• _Data section_:
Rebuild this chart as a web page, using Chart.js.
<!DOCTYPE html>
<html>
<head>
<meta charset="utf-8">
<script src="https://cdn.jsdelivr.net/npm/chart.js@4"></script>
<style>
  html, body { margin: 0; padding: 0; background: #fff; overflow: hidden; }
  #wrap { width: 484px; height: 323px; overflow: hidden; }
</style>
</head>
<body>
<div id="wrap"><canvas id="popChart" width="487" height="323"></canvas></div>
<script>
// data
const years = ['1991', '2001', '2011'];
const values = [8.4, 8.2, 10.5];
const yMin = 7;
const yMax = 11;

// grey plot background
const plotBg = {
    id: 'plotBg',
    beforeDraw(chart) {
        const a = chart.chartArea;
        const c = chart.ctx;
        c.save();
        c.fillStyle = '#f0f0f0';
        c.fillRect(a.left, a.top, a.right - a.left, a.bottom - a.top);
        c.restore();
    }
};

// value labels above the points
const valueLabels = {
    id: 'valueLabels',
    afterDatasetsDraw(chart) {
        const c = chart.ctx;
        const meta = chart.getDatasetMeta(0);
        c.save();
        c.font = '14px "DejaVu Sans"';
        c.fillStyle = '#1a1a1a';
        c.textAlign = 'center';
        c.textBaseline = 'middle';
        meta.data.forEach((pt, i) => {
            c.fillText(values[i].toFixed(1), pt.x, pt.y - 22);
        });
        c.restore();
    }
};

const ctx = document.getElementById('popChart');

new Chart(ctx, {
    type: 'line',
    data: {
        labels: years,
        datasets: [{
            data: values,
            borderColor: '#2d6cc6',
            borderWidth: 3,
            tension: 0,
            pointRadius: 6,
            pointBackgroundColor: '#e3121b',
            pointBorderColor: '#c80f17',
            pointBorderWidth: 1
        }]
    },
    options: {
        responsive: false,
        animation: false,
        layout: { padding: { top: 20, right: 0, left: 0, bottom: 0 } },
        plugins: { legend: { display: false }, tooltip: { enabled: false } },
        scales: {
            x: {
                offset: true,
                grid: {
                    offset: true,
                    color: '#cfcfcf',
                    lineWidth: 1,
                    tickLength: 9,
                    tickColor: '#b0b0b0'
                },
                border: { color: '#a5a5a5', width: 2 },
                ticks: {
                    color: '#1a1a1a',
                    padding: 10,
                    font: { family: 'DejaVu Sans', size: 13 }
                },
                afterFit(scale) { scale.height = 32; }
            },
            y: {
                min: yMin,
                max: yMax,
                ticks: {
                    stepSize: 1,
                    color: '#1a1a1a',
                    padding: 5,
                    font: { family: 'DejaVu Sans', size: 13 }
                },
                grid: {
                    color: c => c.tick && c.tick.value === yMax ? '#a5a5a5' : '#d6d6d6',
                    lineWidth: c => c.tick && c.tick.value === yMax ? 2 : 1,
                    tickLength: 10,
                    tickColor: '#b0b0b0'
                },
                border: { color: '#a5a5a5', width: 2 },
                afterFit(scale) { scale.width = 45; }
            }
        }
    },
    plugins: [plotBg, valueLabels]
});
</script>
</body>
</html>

• _Task instructions_:
Give back the data above exactly as it appears.

• _Exercise answer_:
Rebuild this chart as a web page, using Chart.js.
<!DOCTYPE html>
<html>
<head>
<meta charset="utf-8">
<script src="https://cdn.jsdelivr.net/npm/chart.js@4"></script>
<style>
  html, body { margin: 0; padding: 0; background: #fff; overflow: hidden; }
  #wrap { width: 484px; height: 323px; overflow: hidden; }
</style>
</head>
<body>
<div id="wrap"><canvas id="popChart" width="487" height="323"></canvas></div>
<script>
// data
const years = ['1991', '2001', '2011'];
const values = [8.4, 8.2, 10.5];
const yMin = 7;
const yMax = 11;

// grey plot background
const plotBg = {
    id: 'plotBg',
    beforeDraw(chart) {
        const a = chart.chartArea;
        const c = chart.ctx;
        c.save();
        c.fillStyle = '#f0f0f0';
        c.fillRect(a.left, a.top, a.right - a.left, a.bottom - a.top);
        c.restore();
    }
};

// value labels above the points
const valueLabels = {
    id: 'valueLabels',
    afterDatasetsDraw(chart) {
        const c = chart.ctx;
        const meta = chart.getDatasetMeta(0);
        c.save();
        c.font = '14px "DejaVu Sans"';
        c.fillStyle = '#1a1a1a';
        c.textAlign = 'center';
        c.textBaseline = 'middle';
        meta.data.forEach((pt, i) => {
            c.fillText(values[i].toFixed(1), pt.x, pt.y - 22);
        });
        c.restore();
    }
};

const ctx = document.getElementById('popChart');

new Chart(ctx, {
    type: 'line',
    data: {
        labels: years,
        datasets: [{
            data: values,
            borderColor: '#2d6cc6',
            borderWidth: 3,
            tension: 0,
            pointRadius: 6,
            pointBackgroundColor: '#e3121b',
            pointBorderColor: '#c80f17',
            pointBorderWidth: 1
        }]
    },
    options: {
        responsive: false,
        animation: false,
        layout: { padding: { top: 20, right: 0, left: 0, bottom: 0 } },
        plugins: { legend: { display: false }, tooltip: { enabled: false } },
        scales: {
            x: {
                offset: true,
                grid: {
                    offset: true,
                    color: '#cfcfcf',
                    lineWidth: 1,
                    tickLength: 9,
                    tickColor: '#b0b0b0'
                },
                border: { color: '#a5a5a5', width: 2 },
                ticks: {
                    color: '#1a1a1a',
                    padding: 10,
                    font: { family: 'DejaVu Sans', size: 13 }
                },
                afterFit(scale) { scale.height = 32; }
            },
            y: {
                min: yMin,
                max: yMax,
                ticks: {
                    stepSize: 1,
                    color: '#1a1a1a',
                    padding: 5,
                    font: { family: 'DejaVu Sans', size: 13 }
                },
                grid: {
                    color: c => c.tick && c.tick.value === yMax ? '#a5a5a5' : '#d6d6d6',
                    lineWidth: c => c.tick && c.tick.value === yMax ? 2 : 1,
                    tickLength: 10,
                    tickColor: '#b0b0b0'
                },
                border: { color: '#a5a5a5', width: 2 },
                afterFit(scale) { scale.width = 45; }
            }
        }
    },
    plugins: [plotBg, valueLabels]
});
</script>
</body>
</html>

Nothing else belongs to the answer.